Читать книгу The Innovation Ultimatum - Steve Brown - Страница 42

To train a neural network to read radiology charts and look for tumors, you would expose it to many example charts (the input), each tagged with a radiologist's diagnosis—tumor or no tumor (the desired output). The output of the network is a single number, the probability that an image contains a tumor. Each time the neural net is exposed to a new image, the output of the network is compared with the correct result. If an image of a tumor is presented, the result should be close to 100%. If there's no tumor the result should be close to zero. The backprop process is used to tweak the network's model (the weightings of the connections between the nodes), strengthening the weightings of links that lead to the correct result, and weakening those that don't. Once trained with enough data, the neural network will predict the right diagnosis with impressive accuracy. A more complex network might have several outputs. One could be the percentage chance of a tumor, another the probability of an embolism, another the probability of a broken bone, and so on.

If this all seems too difficult to understand, that's okay. The key thing to understand is that neural nets can infer how to perform tasks from examples, without the need of a domain expert to supply explicit rules on how to perform that task.

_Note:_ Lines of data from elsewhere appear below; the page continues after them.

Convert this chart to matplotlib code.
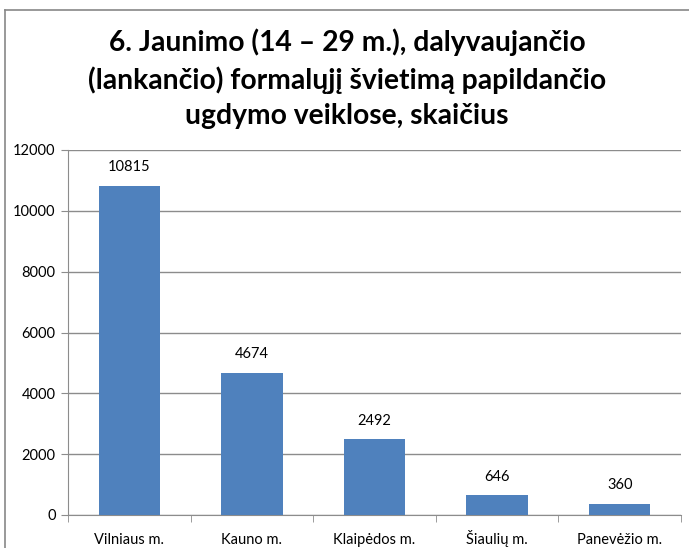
import matplotlib
matplotlib.use("Agg")
import matplotlib.pyplot as plt
from matplotlib.transforms import offset_copy

categories = ["Vilniaus m.", "Kauno m.", "Klaipėdos m.", "Šiaulių m.", "Panevėžio m."]
values = [10815, 4674, 2492, 646, 360]
yticks = [0, 2000, 4000, 6000, 8000, 10000, 12000]
title = "6. Jaunimo (14 – 29 m.), dalyvaujančio\n(lankančio) formalųjį švietimą papildančio\nugdymo veiklose, skaičius"

plt.rcParams['font.family'] = ['Lato', 'DejaVu Sans']

fig = plt.figure(figsize=(6.89, 5.48), dpi=100)
fig.patch.set_facecolor("white")
# chart border (top and left visible)
fig.add_artist(plt.Line2D([5/689, 5/689], [0, 1 - 10/548], color="#888888", lw=1.2, transform=fig.transFigure))
fig.add_artist(plt.Line2D([5/689, 1], [1 - 10/548, 1 - 10/548], color="#888888", lw=1.2, transform=fig.transFigure))

ax = fig.add_axes([68/689, 1 - 515/548, (681 - 68)/689, (515 - 150)/548])
x = list(range(len(categories)))
bars = ax.bar(x, values, width=0.5, color="#4F81BD", zorder=3)
ax.set_xlim(-0.5, len(categories) - 0.5)
ax.set_ylim(0, 12000)
ax.set_yticks(yticks)
ax.set_yticklabels([str(v) for v in yticks], fontsize=10.5)
ax.yaxis.grid(True, color="#8c8c8c", lw=1, zorder=0)
for s in ["top", "right"]:
    ax.spines[s].set_visible(False)
ax.spines["left"].set_color("#8c8c8c")
ax.spines["bottom"].set_color("#8c8c8c")
ax.tick_params(axis="y", length=5, color="#8c8c8c", pad=4)
ax.set_xticks([i + 0.5 for i in range(-1, len(categories))], minor=True)
ax.tick_params(axis="x", which="minor", length=5, color="#8c8c8c")
ax.set_xticks(x)
ax.set_xticklabels([])
ax.tick_params(axis="x", which="major", length=0)
lbl_tr = offset_copy(ax.get_xaxis_transform(), fig=fig, x=0, y=-29, units="dots")
for xi, cat in zip(x, categories):
    ax.text(xi, 0, cat, transform=lbl_tr, ha="center", va="baseline", fontsize=10.5, clip_on=False)
for b, v in zip(bars, values):
    ax.text(b.get_x() + b.get_width() / 2, v + 380, str(v), ha="center", va="bottom", fontsize=10.5)

fig.text(0.5 + 5/689/2, 1 - 79/548, title, ha="center", va="center", fontsize=20.3, fontweight="bold", linespacing=1.45)

fig.savefig("out.png", dpi=100)
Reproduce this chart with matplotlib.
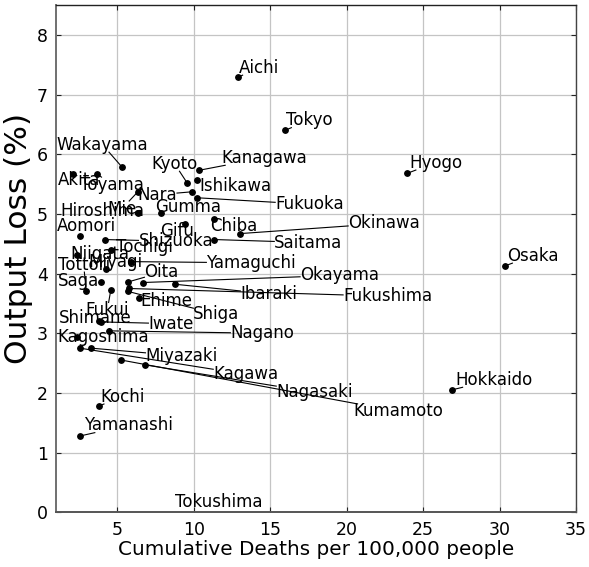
import matplotlib
matplotlib.use("Agg")
import matplotlib.pyplot as plt

# Prefecture data: cumulative deaths per 100,000 people vs output loss (%)
prefectures = [
    "Aichi", "Tokyo", "Hyogo", "Osaka", "Hokkaido", "Wakayama", "Kyoto",
    "Kanagawa", "Akita", "Toyama", "Ishikawa", "Nara", "Fukuoka", "Hiroshima",
    "Mie", "Gumma", "Okinawa", "Aomori", "Gifu", "Chiba", "Saitama",
    "Shizuoka", "Tochigi", "Niigata", "Miyagi", "Tottori", "Yamaguchi",
    "Oita", "Okayama", "Saga", "Ibaraki", "Fukushima", "Ehime", "Fukui",
    "Shiga", "Shimane", "Iwate", "Nagano", "Kagoshima", "Miyazaki", "Kagawa",
    "Nagasaki", "Kumamoto", "Kochi", "Yamanashi", "Tokushima",
]
deaths = [
    12.90, 15.97, 23.97, 30.37, 26.87, 5.33, 9.57,
    10.35, 2.13, 3.69, 10.20, 9.89, 10.22, 6.35,
    6.35, 7.87, 13.05, 2.54, 9.46, 11.31, 11.35,
    4.19, 4.60, 2.39, 4.24, 2.98, 5.87,
    5.72, 6.70, 3.91, 8.81, 5.75, 6.41, 4.58,
    5.72, 3.82, 3.91, 4.45, 2.39, 3.30, 2.56,
    6.83, 5.28, 3.80, 2.60, 11.00,
]
output_loss = [
    7.29, 6.40, 5.68, 4.13, 2.05, 5.78, 5.52,
    5.73, 5.67, 5.67, 5.56, 5.37, 5.27, 5.01,
    5.37, 5.01, 4.67, 4.63, 4.83, 4.92, 4.57,
    4.57, 4.40, 4.31, 4.07, 3.70, 4.20,
    3.86, 3.85, 3.86, 3.82, 3.75, 3.59, 3.72,
    3.70, 3.20, 3.19, 3.04, 2.93, 2.75, 2.75,
    2.47, 2.55, 1.78, 1.28, -0.60,
]

# Where each name is written (left edge, vertical centre), in data units
label_x = [
    12.98, 16.05, 24.08, 30.48, 27.08, 1.04, 7.24,
    11.81, 1.10, 2.54, 10.40, 6.32, 15.33, 1.30,
    4.37, 7.50, 20.10, 1.04, 7.83, 11.09, 15.27,
    6.39, 4.89, 1.95, 3.13, 1.10, 10.83,
    6.78, 16.96, 1.10, 13.05, 19.77, 6.52, 2.93,
    9.98, 1.17, 7.04, 12.40, 1.10, 6.85, 11.28,
    15.40, 20.42, 3.91, 2.80, 8.80,
]
label_y = [
    7.45, 6.57, 5.86, 4.30, 2.22, 6.16, 5.84,
    5.94, 5.57, 5.49, 5.47, 5.32, 5.16, 5.04,
    5.09, 5.11, 4.84, 4.79, 4.72, 4.79, 4.52,
    4.54, 4.44, 4.32, 4.20, 4.15, 4.18,
    4.02, 3.97, 3.87, 3.66, 3.62, 3.54, 3.39,
    3.32, 3.26, 3.16, 3.00, 2.94, 2.62, 2.31,
    2.01, 1.69, 1.94, 1.46, 0.17,
]

fig = plt.figure(figsize=(5.89, 5.67), dpi=100)
ax = fig.add_axes([0.0951, 0.0965, 0.8829, 0.8947])

ax.set_xlim(1.0, 35)
ax.set_ylim(0, 8.5)
ax.set_xticks([5, 10, 15, 20, 25, 30, 35])
ax.set_yticks(range(0, 9))
ax.grid(True, color="#c4c4c4", linewidth=0.9)
ax.set_axisbelow(True)

ax.tick_params(direction="in", length=3.5, width=0.8, labelsize=12.5,
               top=True, right=True, colors="#222222", labelcolor="black",
               pad=6)
for side, col, lw in [("left", "#707070", 1.4), ("bottom", "#555555", 1.4),
                      ("top", "#222222", 1.0), ("right", "#444444", 1.0)]:
    ax.spines[side].set_color(col)
    ax.spines[side].set_linewidth(lw)

ax.set_xlabel("Cumulative Deaths per 100,000 people", fontsize=14.4, labelpad=1)
ax.set_ylabel("Output Loss (%)", fontsize=22.5)
ax.yaxis.set_label_coords(-0.044, 0.54)

ax.plot(deaths, output_loss, "o", color="black", markersize=3.9,
        linestyle="none", zorder=3, clip_on=True)

texts = []
for name, tx, ty in zip(prefectures, label_x, label_y):
    t = ax.text(tx, ty, name, fontsize=12, ha="left", va="center",
                color="black", zorder=4)
    texts.append(t)

# Leader lines from each point toward the centre of its label,
# stopping at the label's bounding box
fig.canvas.draw()
renderer = fig.canvas.get_renderer()
inv = ax.transData.inverted()
for t, x, y in zip(texts, deaths, output_loss):
    if y < 0:
        continue
    bb = t.get_window_extent(renderer)
    x0, x1, y0, y1 = bb.x0, bb.x1, bb.y0 + 1.5, bb.y1 - 1.5
    px, py = ax.transData.transform((x, y))
    cx, cy = (x0 + x1) / 2, (y0 + y1) / 2
    dx, dy = cx - px, cy - py
    tx_ = 0.0
    if px < x0:
        tx_ = (x0 - px) / dx
    elif px > x1:
        tx_ = (x1 - px) / dx
    ty_ = 0.0
    if py < y0:
        ty_ = (y0 - py) / dy
    elif py > y1:
        ty_ = (y1 - py) / dy
    s = max(tx_, ty_)
    ex, ey = px + s * dx, py + s * dy
    if ((ex - px) ** 2 + (ey - py) ** 2) ** 0.5 < 2.5:
        continue
    xe, ye = inv.transform((ex, ey))
    ax.plot([x, xe], [y, ye], color="black", linewidth=0.8, zorder=2)

fig.savefig("out.png", dpi=100)
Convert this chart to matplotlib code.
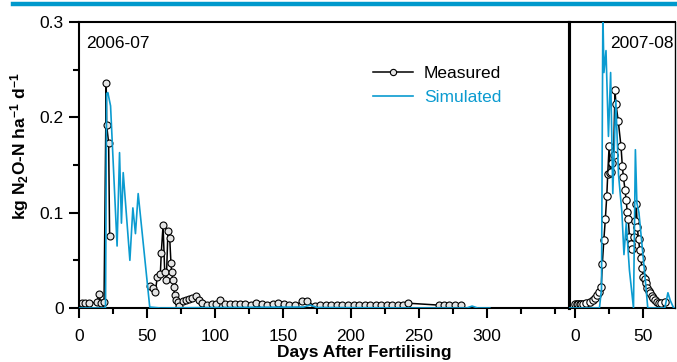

Radiologists train for many years to read x-rays, computer tomography (CT), magnetic resonance imaging (MRI), and positron emission tomography (PET) images. After medical school, radiologists do additional training, often involving a four-year residency. Some do additional specialization training after that. Reading images to look for tumors and other ailments uses all of the radiologist's skill, experience, and training. Yet this task is within the reach of a neural network. Given enough training data, an AI can be built with diagnostic abilities similar to those of a human radiologist, a person with about a decade of intense education behind them. As we train the neural network, we are essentially codifying the collective knowledge, and several decades of professional experience, from hundreds of thousands of radiologists. Their experience and diagnostic insight are captured in the model that's generated.

Some radiologists already use AI-based tools to offer a “second opinion” as they read charts. As the accuracy of these tools surpasses that of human radiologists on routine charts, radiologists will be able to focus their attention on more complex, higher-value, and more patient-centered tasks and procedures. The progress made in radiology portends the future for other branches of medicine. Machine learning will be applied to many other fields of medical diagnosis and pathology in the coming decade.

While training an AI requires serious amounts of computing performance to create a model, using that model requires significantly less performance. The process of using a model is known as inference. Often, training occurs on workstations or in the cloud, while inference occurs on devices. Most future computer chips will include inference engines, silicon accelerators optimized to run AI models with relative ease.